Many parents are concerned with how to keep the Internet safe for their children.  The proper way to enforce rules online varies based on the age of the child.   It is important to understand that monitoring Internet usage is not an invasion of a child’s privacy. Here are eight ways to keep your kids safe online.

1. Be open about online safety.

Just as parents would not allow their child to talk to strangers in person without supervision, parents should take the same caution when dealing with their child’s Internet usage, especially with younger and middle-aged children.

2. Create passwords and limitations.

There are many ways in which parents can create passwords to limit the use of computers or certain programs. Parents can use programs which will create time limits or prohibit visits to certain websites.

3. Monitor their time on the Internet.

Kids are spending increasing amounts of time online. Parents should set limits to avoid excessive usage of the Internet that takes away from other important activities.

4. Restrict the location of use of the device.
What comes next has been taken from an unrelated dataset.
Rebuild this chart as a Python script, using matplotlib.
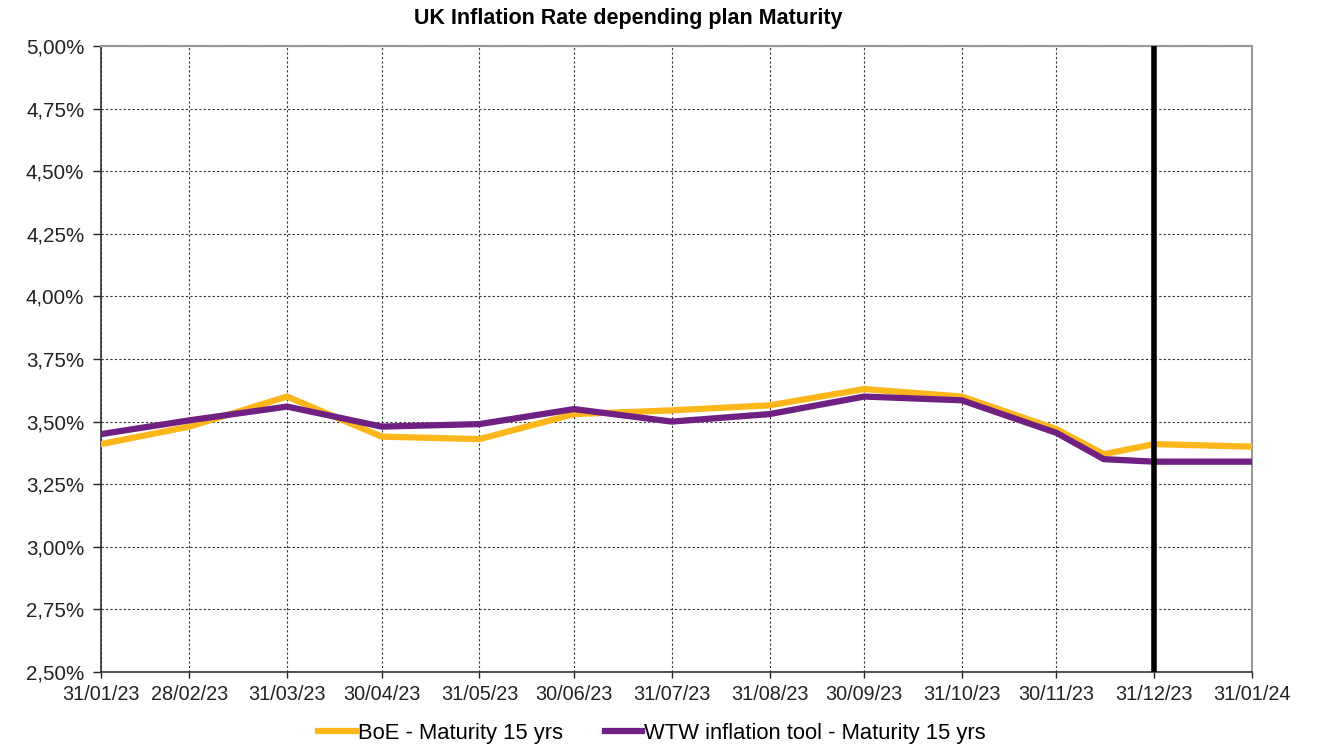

Psychologist Lee Hausner believes that computers should be located in an area of the home where anybody can walk by at any time and have a sense of what is going on.  Middle-aged children should not be allowed to use the Internet unsupervised, and older children should be thoroughly educated on the dangers of interacting with strangers online. 

5. Explain what defines a stranger.

Theresa M. Payton is a national cyber security expert who helps parents understand the relationship that children in this time have with the Internet and how to set boundaries for safe and cautious use of the Internet.  Payton believes it is important to define the idea of  “a stranger” because young people on the Internet may not take the safety precautions that they would normally take in person.  It is important because many children will consider that in an online situation, a friend of a friend on an online platform is not a stranger.

6. Enact the “Grandmother Rule.”

Payton also suggests using the grandmother approach just as it would be used in the traditional sense- children should not post anything online that they would not want their grandmother to see. 

7. Educate on cyber-bullying.

Cyber-bullying is a growing concern among parents and they should teach their children the appropriate way to act online. If they wouldn’t say it to them in person, then they shouldn’t say it to them online.

8. Discover educational and appropriate websites.

There are many websites that will help your child to learn and grow. Encourage them to visit these websites to help them learn while they are on the Internet.

Teaching children and teens to act safely online is a collaborative and ongoing effort that will change as the child ages and becomes more independent.